# Shooting Stick adapter



## kdinkel (Oct 29, 2014)

A partner and I developed these a few years ago. We sold them on Amazon for a while but demand wasn't high enough. Pulled my muzzleloader out and saw it again. I thought I would post it up to help kill time before my hunt starts. It was a fun project and works great. I still use it. I even have an adapter that will allow it to attach to a tripod or anything with the standard camera/binoculars/spotting scope screw attachment.
















A couple Videos on installing and using


----------



## kstorrs (Oct 29, 2012)

That is really ingenious. How much do you ask for them?


----------



## kdinkel (Oct 29, 2014)

Thanks! I think I sold them for $15 on Amazon to cover cost of production and Amazon fees. (they are locally machined aluminum and then anodized for hardness). I havent sold or produced them for over a year so I would have to see how many I have left. I think $10 would cover everything without Amazon. At one point I was trying to market them to guides to give out as swag. I could put their name and logo on one side. I would guess I have 5 or 10 around the house somewhere if anyone is interested.


----------



## scattergun (Jul 26, 2013)

*shooting stick adapter*

do you have any of your tripod adapters?


----------



## kdinkel (Oct 29, 2014)

I can check when I get home tonight. I didn't make many of those. They make it usable by muzzleloaders and regular rifles that don't have ram rods. I had an extender as well. These parts are pretty simple.


----------



## scattergun (Jul 26, 2013)

I'm in for 2 if you have them! Nice product, just tell me where I need to go to get them.


----------



## kdinkel (Oct 29, 2014)

You got it scatter gun.

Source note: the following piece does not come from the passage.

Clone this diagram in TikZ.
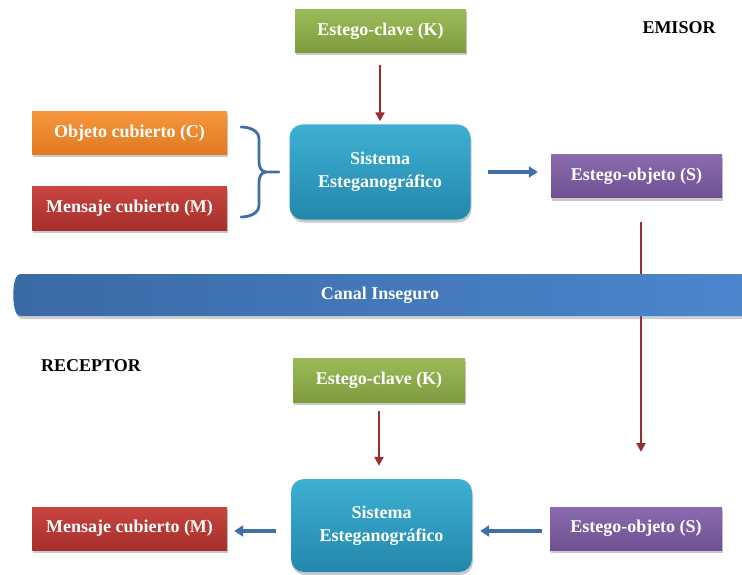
\documentclass[tikz,border=0pt]{standalone}
\usepackage{fontspec}
\setmainfont{Liberation Serif}
\usetikzlibrary{arrows.meta,shadows}

% colours of the boxes and connectors
\definecolor{greenT}{HTML}{9BBB59}
\definecolor{greenB}{HTML}{7E9C3E}
\definecolor{orangeT}{HTML}{F7963E}
\definecolor{orangeB}{HTML}{E07A1E}
\definecolor{redT}{HTML}{C8453F}
\definecolor{redB}{HTML}{A52F2C}
\definecolor{purpT}{HTML}{8A6CAE}
\definecolor{purpB}{HTML}{6E5193}
\definecolor{tealT}{HTML}{3DB0D3}
\definecolor{tealB}{HTML}{2387AB}
\definecolor{bandL}{HTML}{3A6AA6}
\definecolor{bandR}{HTML}{4C86CE}
\definecolor{arrBlue}{HTML}{3F6FA7}
\definecolor{arrRed}{HTML}{9A2D2D}

\tikzset{
  boxtext/.style={font=\bfseries\fontsize{18}{23}\selectfont, text=white, align=center},
  box/.style={rectangle, boxtext, inner sep=2pt, minimum height=43pt,
    drop shadow={shadow xshift=1pt, shadow yshift=-3pt, opacity=.35, fill=black!60}},
  keybox/.style={box, minimum width=171pt, top color=greenT, bottom color=greenB},
  coverbox/.style={box, minimum width=195pt, top color=orangeT, bottom color=orangeB},
  msgbox/.style={box, minimum width=195pt, top color=redT, bottom color=redB},
  objbox/.style={box, minimum width=171pt, top color=purpT, bottom color=purpB},
  sysbox/.style={rectangle, rounded corners=13pt, boxtext, minimum width=181pt,
    minimum height=95pt, top color=tealT, bottom color=tealB,
    drop shadow={shadow xshift=1pt, shadow yshift=-3pt, opacity=.35, fill=black!60}},
  rolelabel/.style={font=\bfseries\fontsize{18}{21}\selectfont, text=black},
  bluearrow/.style={draw=arrBlue, line width=3.2pt, -{Triangle[length=9pt,width=11pt]}},
  redarrow/.style={draw=arrRed, line width=2.6pt, -{Triangle[length=9pt,width=9pt]}},
  bracestyle/.style={draw=arrBlue, line width=2.8pt, line cap=round}
}

\begin{document}
\begin{tikzpicture}[x=1pt, y=-1pt]
  \useasboundingbox[fill=white] (0,0) rectangle (742,575);

  % ---- sender side ----
  \node[keybox]   (k1)   at (380.5,31)  {Estego-clave (K)};
  \node[rolelabel] (emisor) at (679,28) {EMISOR};
  \node[coverbox] (cov)  at (129.5,133) {Objeto cubierto (C)};
  \node[msgbox]   (msg1) at (129.5,208.5) {Mensaje cubierto (M)};
  \node[sysbox]   (sys1) at (380,172) {Sistema\\Esteganográfico};
  \node[objbox]   (obj1) at (636.5,176.5) {Estego-objeto (S)};

  % brace joining cover object and message
  \coordinate (brtip) at (279,172);
  \draw[bracestyle] (241,127) to[out=0,in=90] (259,139) -- (259,162)
        to[out=-90,in=180] (266,172) -- (brtip);
  \draw[bracestyle] (241,217) to[out=0,in=-90] (259,205) -- (259,182)
        to[out=90,in=180] (266,172);

  \draw[redarrow, shorten <=12pt, shorten >=3pt] (k1.south -| sys1.north) -- (sys1.north);
  \draw[bluearrow, shorten <=17pt, shorten >=13pt] (sys1.east) -- (sys1.east -| obj1.west);

  % stego object travels down through the channel
  \coordinate (sendend) at (641,452);
  \draw[redarrow, shorten <=24pt] (obj1.south -| sendend) -- (sendend);

  % ---- insecure channel ----
  \shade[left color=bandL, right color=bandR, drop shadow={shadow xshift=1pt, shadow yshift=-3pt, opacity=.3, fill=black!60}]
    (750,274) -- (20,274) .. controls (11,274) and (11,316) .. (20,316)
    -- (750,316) -- cycle;
  \node[boxtext] (canal) at (380,295) {Canal Inseguro};

  % ---- receiver side ----
  \node[rolelabel] (receptor) at (91,366) {RECEPTOR};
  \node[keybox, minimum width=172pt, minimum height=44pt] (k2) at (379,380) {Estego-clave (K)};
  \node[sysbox, minimum height=93pt] (sys2) at (381.5,525.5) {Sistema\\Esteganográfico};
  \node[msgbox]   (msg2) at (129.5,528.5) {Mensaje cubierto (M)};
  \node[objbox, minimum width=172pt] (obj2) at (636,528.5) {Estego-objeto (S)};

  \draw[redarrow, shorten <=9pt, shorten >=13pt] (k2.south) -- (k2.south |- sys2.north);
  \draw[bluearrow, shorten <=8pt, shorten >=8pt] (obj2.west |- 0,531) -- (sys2.east |- 0,531);
  \draw[bluearrow, shorten <=15pt, shorten >=7pt] (sys2.west |- 0,531) -- (msg2.east |- 0,531);
\end{tikzpicture}
\end{document}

I live in Springville, and work in Riverton. If neither of those are close they are pretty easy to mail. PM me and we can work out the details. I counted what I had at home last night and I have 7 of the main adapter (3 pending sale), 2 of the piece that will make it work on a tripod/bipod, and 5 of the piece that will extend the ramrod taller. If those sell, I can make more, but I would have to do a minimum of 20 and it might take a few weeks to get the shop to make them and then get them anodized.


----------



## scattergun (Jul 26, 2013)

PM sent and thanks


----------



## kdinkel (Oct 29, 2014)

PM'd Scattergun and Hadley. My PM's are acting a little weird so let me know if you didn't receive them.


----------



## kstorrs (Oct 29, 2012)

PM sent


----------



## kdinkel (Oct 29, 2014)

I think I am down to about 3 left of the main adapter. My cell is (801) 318-7538 if someone wants one. I wont be on the site much this weekend. Thanks for the interest!


----------



## kdinkel (Oct 29, 2014)

Unfortunately I am out. If there is enough interest I can see if I can get more made. It has been a couple years so I will have to see if the shop is still in business. It would take as month or so. Is there any interest in additional adapters?


----------



## kstorrs (Oct 29, 2012)

They are very well made but do not fit the CVA Accura. The slot is not deep enough. I am going to have a machinist mill the ones I bought deeper for me.


----------